Beckley, W.Va. (WVDN) – The New River Gorge region has been selected as a collective team to participate in the 2022 Appalachia Gateway Communities Initiative sponsored through a partnership between the Appalachian Regional Commission and The Conservation Fund.
Chance Raso, Special Projects Coordinator at the New River Gorge Regional Development Authority (NRGRDA), has been at the helm of a regional team pursuing this opportunity. As a result of its selection, the New River Gorge team will attend the upcoming Appalachian Gateway Communities Initiative workshop, which will be held from October 25-27 in Lake Junaluska, N.C. Raso said after the workshop a comprehensive action plan will be developed that will support future opportunities to pursue grant funding for action plan implementation.
Raso said the region’s specific project focus is targeted toward having all the gateway communities of New River Gorge National Park and Preserve work collaboratively for standardized wayfinding, branding, and signage.
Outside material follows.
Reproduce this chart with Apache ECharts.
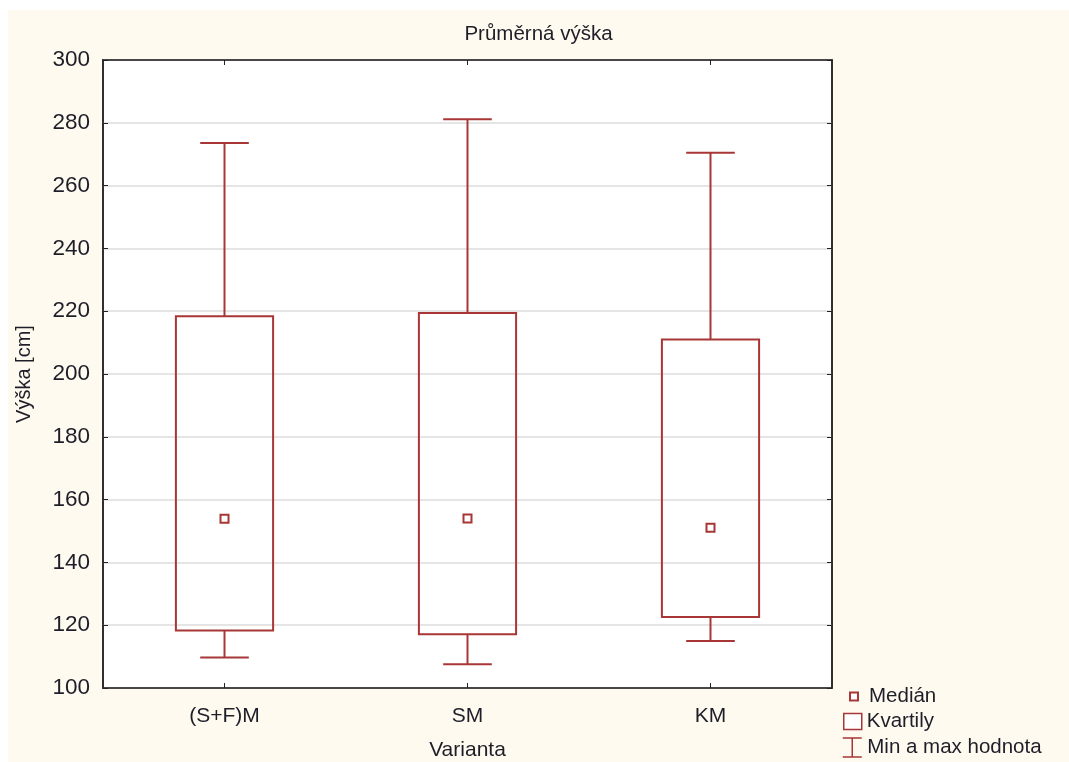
<!DOCTYPE html>
<html>
<head>
<meta charset="utf-8">
<script src="https://cdn.jsdelivr.net/npm/echarts@6/dist/echarts.min.js"></script>
<style>
html,body{margin:0;padding:0;background:#fff;}
#chart{position:absolute;left:8px;top:10px;width:1061px;height:752px;}
</style>
</head>
<body>
<div id="chart"></div>
<script>
const categories = ['(S+F)M', 'SM', 'KM'];
const minValues = [109.7, 107.6, 115.0];
const q1Values = [118.3, 117.1, 122.6];
const medianValues = [153.9, 154.0, 151.0];
const q3Values = [218.4, 219.4, 211.0];
const maxValues = [273.6, 281.1, 270.5];
const yTicks = [100, 120, 140, 160, 180, 200, 220, 240, 260, 280, 300];

const RED = '#a83636';
const FONT = 'Liberation Sans, Arial, sans-serif';
const TXT = '#1e1e28';

const boxData = categories.map((c, i) => [i, q1Values[i], q3Values[i]]);
const whiskerData = categories.map((c, i) => [i, minValues[i], q1Values[i], q3Values[i], maxValues[i]]);
const medianData = categories.map((c, i) => [i, medianValues[i]]);

const chart = echarts.init(document.getElementById('chart'));
chart.setOption({
  backgroundColor: '#fefaf0',
  animation: false,
  title: {
    text: 'Průměrná výška',
    left: 'center', top: 9,
    textStyle: { fontFamily: FONT, fontSize: 20.5, fontWeight: 'normal', color: TXT }
  },
  grid: {
    left: 95, top: 50, right: 237, bottom: 74,
    outerBoundsMode: 'none', containLabel: false,
    show: true, backgroundColor: '#ffffff', borderColor: '#222', borderWidth: 1.5
  },
  legend: [
    {
      data: ['Medián'], left: 836, top: 671, orient: 'vertical',
      icon: 'rect', itemWidth: 8, itemHeight: 8,
      itemStyle: { color: '#fff', borderColor: RED, borderWidth: 2 },
      textStyle: { fontFamily: FONT, fontSize: 20.5, color: TXT, padding: [0, 0, 0, 6] },
      selectedMode: false
    },
    {
      data: ['Kvartily'], left: 830, top: 696, orient: 'vertical',
      icon: 'rect', itemWidth: 18, itemHeight: 16,
      itemStyle: { color: '#fff', borderColor: RED, borderWidth: 1.5 },
      textStyle: { fontFamily: FONT, fontSize: 20.5, color: TXT },
      selectedMode: false
    },
    {
      data: ['Min a max hodnota'], left: 829, top: 722, orient: 'vertical',
      icon: 'path://M0 0 L20 0 M10 0 L10 20 M0 20 L20 20', itemWidth: 20, itemHeight: 19,
      itemStyle: { color: 'transparent', borderColor: RED, borderWidth: 1.5 },
      textStyle: { fontFamily: FONT, fontSize: 20.5, color: TXT },
      selectedMode: false
    }
  ],
  xAxis: [
    {
      type: 'category', data: categories, position: 'bottom',
      name: 'Varianta', nameLocation: 'middle', nameGap: 52,
      nameTextStyle: { fontFamily: FONT, fontSize: 21, color: TXT },
      axisLine: { show: true, lineStyle: { color: '#222', width: 1.5 } },
      axisTick: { show: true, inside: true, alignWithLabel: true, length: 5, lineStyle: { color: '#222' } },
      axisLabel: { fontFamily: FONT, fontSize: 21, color: TXT, margin: 18 },
      splitLine: { show: false }
    },
    {
      type: 'category', data: categories, position: 'top',
      axisLine: { show: true, lineStyle: { color: '#222', width: 1.5 } },
      axisTick: { show: true, inside: true, alignWithLabel: true, length: 5, lineStyle: { color: '#222' } },
      axisLabel: { show: false },
      splitLine: { show: false }
    }
  ],
  yAxis: [
    {
      type: 'value', min: yTicks[0], max: yTicks[yTicks.length - 1], interval: 20,
      name: 'Výška [cm]', nameLocation: 'middle', nameGap: 69, nameRotate: 90,
      nameTextStyle: { fontFamily: FONT, fontSize: 20, color: TXT },
      axisLine: { show: true, lineStyle: { color: '#222', width: 1.5 } },
      axisTick: { show: true, inside: true, length: 5, lineStyle: { color: '#222' } },
      axisLabel: { fontFamily: FONT, fontSize: 22.5, color: TXT, margin: 13 },
      splitLine: { show: true, lineStyle: { color: '#dddddd', width: 1.5 } }
    },
    {
      type: 'value', min: yTicks[0], max: yTicks[yTicks.length - 1], interval: 20, position: 'right',
      axisLine: { show: true, lineStyle: { color: '#222', width: 1.5 } },
      axisTick: { show: true, inside: true, length: 5, lineStyle: { color: '#222' } },
      axisLabel: { show: false },
      splitLine: { show: false }
    }
  ],
  series: [
    {
      name: 'Min a max hodnota', type: 'custom', z: 2,
      itemStyle: { color: 'transparent', borderColor: RED },
      data: whiskerData,
      renderItem: function (params, api) {
        const x = api.value(0);
        const pMin = api.coord([x, api.value(1)]);
        const pQ1 = api.coord([x, api.value(2)]);
        const pQ3 = api.coord([x, api.value(3)]);
        const pMax = api.coord([x, api.value(4)]);
        const band = api.size([1, 0])[0];
        const hw = band * 0.1;
        const st = { stroke: RED, lineWidth: 2, fill: null };
        return {
          type: 'group',
          children: [
            { type: 'line', shape: { x1: pMax[0], y1: pMax[1], x2: pQ3[0], y2: pQ3[1] }, style: st },
            { type: 'line', shape: { x1: pMax[0] - hw, y1: pMax[1], x2: pMax[0] + hw, y2: pMax[1] }, style: st },
            { type: 'line', shape: { x1: pQ1[0], y1: pQ1[1], x2: pMin[0], y2: pMin[1] }, style: st },
            { type: 'line', shape: { x1: pMin[0] - hw, y1: pMin[1], x2: pMin[0] + hw, y2: pMin[1] }, style: st }
          ]
        };
      }
    },
    {
      name: 'Kvartily', type: 'custom', z: 3,
      itemStyle: { color: '#fff', borderColor: RED },
      data: boxData,
      renderItem: function (params, api) {
        const x = api.value(0);
        const pQ1 = api.coord([x, api.value(1)]);
        const pQ3 = api.coord([x, api.value(2)]);
        const band = api.size([1, 0])[0];
        const w = band * 0.4;
        return {
          type: 'rect',
          shape: { x: pQ1[0] - w / 2, y: pQ3[1], width: w, height: pQ1[1] - pQ3[1] },
          style: { fill: 'transparent', stroke: RED, lineWidth: 2 }
        };
      }
    },
    {
      name: 'Medián', type: 'scatter', z: 4,
      symbol: 'rect', symbolSize: 8,
      itemStyle: { color: '#fff', borderColor: RED, borderWidth: 2, opacity: 1 },
      data: medianData
    }
  ]
});
</script>
</body>
</html>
Raso said the goal is to provide opportunities for visitors to see that all the communities they travel through when visiting the national park have various recreational assets, cultural resources, and tourism amenities. The regional collaboration and branding would also help these communities leverage economic development and small business creation.
The regional team that Raso leads include:
- Andy Steel, National Park Service
- Corey Lilly, Director, Outdoor Economic Development Office, City of Beckley
- Christine Kinder, Raleigh County Extension Agent for Community Development, West Virginia State University Extension
- Christy Bailey, Executive Director, National Coal Heritage Area Authority
- Stacy Thomas, Community Coaching Programs Coordinator, West Virginia Community Development Hub
- Rebecca Peterson, Executive Director, Explore Summers County
- Mayor Anne Cavalier of Smithers
Raso said team members represent the New River Gorge region of southern West Virginia, which includes the four counties of Nicholas, Fayette, Raleigh, and Summers. He said multiple gateway communities exist within the counties, including Summersville, Richwood, Fayetteville, Oak Hill, Mount Hope, Ansted, Smithers, Montgomery, Gauley Bridge, Meadow Bridge, Thurmond, Beckley, and Hinton.
“While the New River Gorge National Park and Preserve is the major geographic feature and public land that defines the region, many other public lands managed by various agencies also exist within our team’s four counties,” said Raso. He said they include the Gauley River National Recreation Area and Bluestone National Scenic River also managed by the National Park Service; Summersville Lake and Bluestone Lake managed by the Army Corps of Engineers; Monongahela National Forest managed by the U.S. Forest Service; and Carnifex Ferry Battlefield State Park, Hawks Nest State Park, Babcock State Park, Little Beaver State Park, Bluestone State Park, Pipestem State Park, Plum Orchard Lake Wildlife Management Area, Bluestone Wildlife Management Area, and Beury Mountain Wildlife Management Area managed by the West Virginia Division of Natural Resources.
Jina Belcher, NRGRDA’s executive director, said, “each of the four counties have excellent natural, cultural, and scenic resources and histories of outdoor recreation tourism being part of the regional economy.” She added that whitewater rafting has been popular since the 1960’s, and visitor increases to the New River Gorge region since redesignation of the park and preserve in late 2020 surpassed the previous record of 1.2 million set in 1996 by 500,000 people. “The upside we see as economic developers and planners are that many of these visitors are also coming to see other public lands and gateway communities right outside of the national park.”
To help communities develop thoughtful strategies around some of Appalachia’s most treasured assets, The Conservation Fund launched the Appalachian Gateway Communities Initiative in 2007 with support from ARC and the National Endowment for the Arts.